BERLIN — The Roman Catholic archbishop of the German city of Cologne said Tuesday that he made mistakes in past cases involving sexual abuse allegations against priests, although a report has cleared him of wrongdoing, but made clear he has no intention of resigning.
Cardinal Rainer Maria Woelki was speaking after the release last week of a report he commissioned on church officials’ response to past abuse allegations. The findings have prompted the current archbishop of Hamburg to offer his resignation to Pope Francis, while three Cologne church officials, including two auxiliary bishops, were suspended.
The report found 75 cases in which eight high-ranking officials — including Woelki’s predecessor — neglected their duties to either follow up on, report or sanction cases of alleged abuse by clergy and lay church employees, and failed to take care of the victims.

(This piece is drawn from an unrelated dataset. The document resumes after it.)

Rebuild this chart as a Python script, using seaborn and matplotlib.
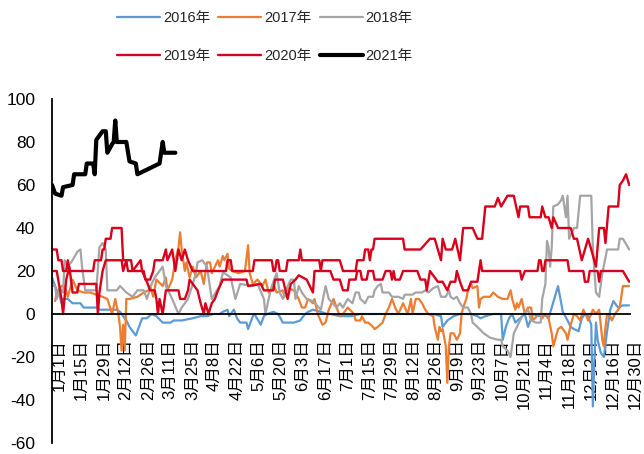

It absolved Woelki himself of any neglect of his legal duty with respect to abuse victims. But the cardinal said Tuesday that, in the case of one now-deceased priest accused of abusing a young boy in the late 1970s, he didn’t do “everything humanly possible.”
“I didn’t have to report (him) to Rome, but I could have done it and I should have done it, even if it seemed pointless and the result was expectable,” he said at a news conference.
In another case involving a priest who abused children in the 1990s, Woelki said that he should “perhaps” have suspended the man earlier, even if that defied the Vatican.
However, Woelki said the priority is to learn lessons for the future. The cardinal, who has faced strong criticism over recent months for keeping a first report he commissioned on Cologne church officials’ response to abuse allegations under wraps, citing legal concerns, defended that approach and made clear he won’t resign.
“The problems would remain after my departure,” he said. “Such a resignation would only be a symbol that lasted at most for a short time.”
“My perception of responsibility means that … I will do everything so that no mistakes can happen here in the future,” Woelki added.